Raw data:

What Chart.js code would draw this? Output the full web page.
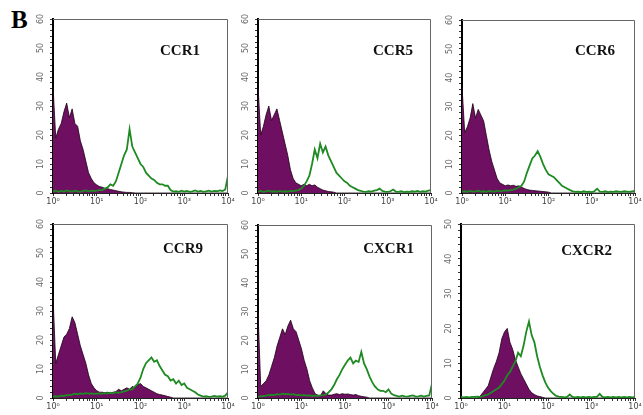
<!DOCTYPE html>
<html>
<head>
<meta charset="utf-8">
<script src="https://cdn.jsdelivr.net/npm/chart.js@4.4.1/dist/chart.umd.min.js"></script>
<style>
  body { margin: 0; background: #fff; width: 643px; height: 415px; position: relative; overflow: hidden; }
  canvas { position: absolute; }
  #fig { position: absolute; left: 11px; top: 7px; font: bold 25px "Liberation Serif", serif; line-height: 25px; }
</style>
</head>
<body>
<div id="fig">B</div>
<script>
// 64 bins per histogram, 1/16 decade each, from 10^0 to 10^4
const xTickLabels = ['10\u2070', '10\u00b9', '10\u00b2', '10\u00b3', '10\u2074'];

// isotype control (purple, filled)
const ccr1Iso = [37,19,22,24,28,31,26,29,24,23, 18,15,11,7,5,3.5,2.8,2.2,2,1.6,
  1.5,1.2,1,0.8,0.6,0.4,0.3,0.2,0.2,0.1, 0,0,0,0,0,0,0,0,0,0,
  0,0,0,0,0,0,0,0,0,0, 0,0,0,0,0,0,0,0,0,0, 0,0,0,0,0];
const ccr5Iso = [37,20,23,27,30,25,27,29,25,21, 17,13,8,5,3.5,3,2.5,3,2.5,3,
  2.5,2.8,2,1.5,1,0.8,0.5,0.4,0.3, 0,0,0,0,0,0,0,0,0,0,0,
  0,0,0,0,0,0,0,0,0,0, 0,0,0,0,0,0,0,0,0,0, 0,0,0,0,0];
const ccr6Iso = [37,21,23,26,31,26,29,27,25,20, 15,11,8,5,3.5,3,2.5,2.8,2.5,2.7,
  2.3,2.5,2,1.6,1.2,1,0.9,0.8,0.7,0.6, 0.5,0.4,0.3, 0,0,0,0,0,0,0,
  0,0,0,0,0,0,0,0,0,0, 0,0,0,0,0,0,0,0,0,0, 0,0,0,0,0];
const ccr9Iso = [35,12,15,18,21,22,24,28,26,22, 18,15,12,8,5,3.5,2.5,2,2,1.8,
  2,1.7,2,2.2,3,2.5,3,3.5,3,4, 3.5,4.5,5,4,3.5,3,2.5,2,1.5,1.2,
  1,0.8,0.5,0.3, 0,0,0,0,0,0, 0,0,0,0,0,0,0,0,0,0, 0,0,0,0,0];
const cxcr1Iso = [30,4,5,6,8,11,14,18,21,24, 22,25,27,24,23,20,17,13,10,6,
  3.5,1.5,1,0.8,2.5,1.5,1,1,1.3,1.5, 1.2,1.5,1.3,1.4,1.2,1,1.2,0.8,0.6,0.4,
  0.3, 0,0,0,0,0,0,0,0,0, 0,0,0,0,0,0,0,0,0,0, 0,0,0,0,0];
const cxcr2Iso = [0,0,0,0,0,0,0,0.5,1.5,2.5, 3.5,6,8.5,10.5,13,17,19,20,16,14,
  11,9,7,5.5,4,2.5,1.5,1,0.6,0.4, 0.2, 0,0,0,0,0,0,0,0,0,
  0,0,0,0,0,0,0,0,0,0, 0,0,0,0,0,0,0,0,0,0, 0,0,0,0,0];

// specific antibody (green line)
const ccr1Ab = [0.5,0.8,0.4,0.7,0.5,0.9,0.6,0.5,0.8,0.6, 0.4,0.7,0.9,0.6,0.8,0.7,
  0.8,1,1,1.5,2,3,2.5,4,7,10, 13,15,22,16,14,12,10,9,7,6, 5,4.5,3.5,3,3,2.5,2.5,1,0.5,
  0.6,0.4,0.8,0.5,0.7,0.4,0.6,0.9,0.5,0.7, 0.4,0.6,0.8,0.5,0.7,0.6,0.9,0.7,1.2, 6];
const ccr5Ab = [0.5,0.7,0.4,0.6,0.8,0.5,0.6,0.4,0.7,0.5, 0.6,0.5,0.7,0.6,
  0.8,1,1.5,2.5,4,6,10,15,12,17, 14,16,13,11,9,7,6,5,4,3.5, 2.5,2,1.5,1,0.7,0.5,
  0.4,0.6,0.5,0.8,1,1.5,0.7,0.5,0.4,0.6, 1.2,0.5,0.4,0.6,0.3,0.5,0.4,0.6,0.5,0.7, 0.4,0.6,0.5,0.8,1];
const ccr6Ab = [0.5,0.6,0.4,0.7,0.5,0.6,0.8,0.5,0.6,0.4, 0.7,0.6,0.5,0.8,0.6,0.7,0.9,0.8,
  1,1.2,1.5,2,2.5,4,7,9.5,12,13, 14.5,12.5,10,8,6.5,6,5.5,4.5,3.5,2.5, 2,1.5,1,0.6,
  0.4,0.5,0.3,0.6,0.4,0.5,0.3,0.6,1.5,0.5, 0.4,0.6,0.3,0.5,0.4,0.6,0.5,0.4,0.6,0.5, 0.4,0.6,0.8];
const ccr9Ab = [0.5,0.6,0.5,0.8,0.7,1,1,1.2,1.5,1.3, 1.6,1.4,1.7,1.5,1.6,1.4,1.5,1.6,1.5,1.7,
  1.6,1.8,1.6,2,1.8,
  2,2.3,2.5,3,3,4,5,7,10,12, 13,14,12.5,13,11,9.5,8,7.5,6,6.5, 5,6,4.5,5,3.5,3,2.5,2,1.2,0.8,
  0.5,0.6,0.4,0.5,0.7,0.5,0.6,0.5,0.8,2];
const cxcr1Ab = [0.5,0.6,0.7,0.8,1,1.1,1,1.3,1.2,1.5, 1.3,1.4,1.2,1.3,1,1.1,0.9,1,0.8,0.9,
  0.7,0.8,0.7,0.9,1,
  1.2,2,3,4.5,6.5,8,10,11.5,13,14, 12,13,12.5,16,12,10,7.5,5.5,4,3, 2.5,2.5,2,3,1.5,1,
  0.7,0.5,0.8,0.6,0.5,0.7,0.9,0.5,0.6,0.8, 0.5,0.7,0.9,5];
const cxcr2Ab = [0.3,0.2,0.3,0.2,0.3,0.3,0.4,0.3,
  0.5,0.8,1,1.5,2,2.5,3,4,5,6.5, 7.5,9,10.5,13,12,15,19,22,18,16, 12,9,6.5,4.5,3,2,1.2,0.6,0.4,
  0.3,0.2,0.3,1,0.3,0.2,0.3,0.2,0.3,0.2, 0.3,0.2,0.3,0.3,1.2,0.3,0.2,0.3,0.2,0.3, 0.2,0.3,0.2,0.3,0.2,0.3,0.2,0.3];

const panels = [
  { name: 'CCR1',  yMax: 60, iso: ccr1Iso,  ab: ccr1Ab,  box: [53, 19, 175, 174],  tx: 28, ty: 36 },
  { name: 'CCR5',  yMax: 60, iso: ccr5Iso,  ab: ccr5Ab,  box: [258, 19, 173, 174], tx: 18, ty: 36 },
  { name: 'CCR6',  yMax: 60, iso: ccr6Iso,  ab: ccr6Ab,  box: [462, 20, 173, 173], tx: 20, ty: 35 },
  { name: 'CCR9',  yMax: 60, iso: ccr9Iso,  ab: ccr9Ab,  box: [53, 224, 175, 174], tx: 25, ty: 29 },
  { name: 'CXCR1', yMax: 60, iso: cxcr1Iso, ab: cxcr1Ab, box: [258, 225, 174, 173], tx: 18, ty: 28 },
  { name: 'CXCR2', yMax: 50, iso: cxcr2Iso, ab: cxcr2Ab, box: [461, 224, 174, 174], tx: 23, ty: 31 }
];

// log-decade minor tick positions
const xTickPos = [];
for (let k = 0; k < 4; k++) {
  for (let m = 1; m < 10; m++) xTickPos.push(k + Math.log10(m));
}
xTickPos.push(4);

const toPoints = arr => arr.map((v, i) => ({ x: i / 16, y: v }));

// frame, rotated y labels and marker name
const panelDecor = {
  id: 'panelDecor',
  afterDraw(chart, args, opts) {
    const { ctx, chartArea } = chart;
    const { left, top, right, bottom } = chartArea;
    ctx.save();
    ctx.strokeStyle = '#666';
    ctx.lineWidth = 1;
    ctx.beginPath();
    ctx.moveTo(left, top + 0.5);
    ctx.lineTo(right - 0.5, top + 0.5);
    ctx.lineTo(right - 0.5, bottom);
    ctx.stroke();

    ctx.fillStyle = '#666';
    ctx.font = '8px "DejaVu Sans"';
    ctx.textAlign = 'center';
    ctx.textBaseline = 'middle';
    for (let v = 0; v <= opts.yMax; v += 10) {
      const y = chart.scales.y.getPixelForValue(v);
      ctx.save();
      ctx.translate(left - 12, y);
      ctx.rotate(-Math.PI / 2);
      ctx.fillText(String(v), 0, 0);
      ctx.restore();
    }

    ctx.fillStyle = '#111';
    ctx.font = 'bold 15px "Liberation Serif"';
    ctx.textAlign = 'right';
    ctx.textBaseline = 'alphabetic';
    ctx.fillText(opts.title, right - opts.tx, top + opts.ty);
    ctx.restore();
  }
};

panels.forEach(p => {
  const [L, T, W, H] = p.box;
  const canvas = document.createElement('canvas');
  canvas.width = W + 36;
  canvas.height = H + 24;
  canvas.style.left = (L - 28) + 'px';
  canvas.style.top = (T - 6) + 'px';
  document.body.appendChild(canvas);

  new Chart(canvas.getContext('2d'), {
    type: 'line',
    data: {
      datasets: [
        {
          data: toPoints(p.ab),
          borderColor: '#1e8a22',
          borderWidth: 1.8,
          fill: false,
          pointRadius: 0,
          tension: 0,
          order: 0
        },
        {
          data: toPoints(p.iso),
          borderColor: '#1a0014',
          borderWidth: 0.8,
          backgroundColor: '#6e0f62',
          fill: 'origin',
          pointRadius: 0,
          tension: 0,
          order: 1
        }
      ]
    },
    options: {
      responsive: false,
      animation: false,
      layout: { padding: { left: 0, top: 6, right: 8, bottom: 0 } },
      plugins: {
        legend: { display: false },
        tooltip: { enabled: false },
        panelDecor: { title: p.name, yMax: p.yMax, tx: p.tx, ty: p.ty }
      },
      scales: {
        x: {
          type: 'linear',
          min: 0,
          max: 4,
          afterBuildTicks: s => { s.ticks = xTickPos.map(v => ({ value: v })); },
          afterFit: s => { s.height = 18; s.paddingLeft = 0; s.paddingRight = 0; },
          ticks: {
            autoSkip: false,
            maxRotation: 0,
            padding: 1,
            color: '#444',
            font: { family: 'DejaVu Sans', size: 8 },
            callback: v => Number.isInteger(v) ? xTickLabels[v] : ''
          },
          grid: { drawOnChartArea: false, tickLength: 3, color: '#333' },
          border: { color: '#222', width: 1 }
        },
        y: {
          min: 0,
          max: p.yMax,
          afterFit: s => { s.width = 28; s.paddingTop = 0; s.paddingBottom = 0; },
          ticks: { stepSize: 2, display: false },
          grid: { drawOnChartArea: false, tickLength: 3, color: '#333' },
          border: { color: '#000', width: 2 }
        }
      }
    },
    plugins: [panelDecor]
  });
});
</script>
</body>
</html>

The task: Write out again exactly the lines from the start of the data above through the line containing "['10\u2070', '10\u00b9', '10\u00b2', '10\u00b3', '10\u2074'];", inclusive, excluding any pictures.

Answer for the task:
What Chart.js code would draw this? Output the full web page.
<!DOCTYPE html>
<html>
<head>
<meta charset="utf-8">
<script src="https://cdn.jsdelivr.net/npm/chart.js@4.4.1/dist/chart.umd.min.js"></script>
<style>
  body { margin: 0; background: #fff; width: 643px; height: 415px; position: relative; overflow: hidden; }
  canvas { position: absolute; }
  #fig { position: absolute; left: 11px; top: 7px; font: bold 25px "Liberation Serif", serif; line-height: 25px; }
</style>
</head>
<body>
<div id="fig">B</div>
<script>
// 64 bins per histogram, 1/16 decade each, from 10^0 to 10^4
const xTickLabels = ['10\u2070', '10\u00b9', '10\u00b2', '10\u00b3', '10\u2074'];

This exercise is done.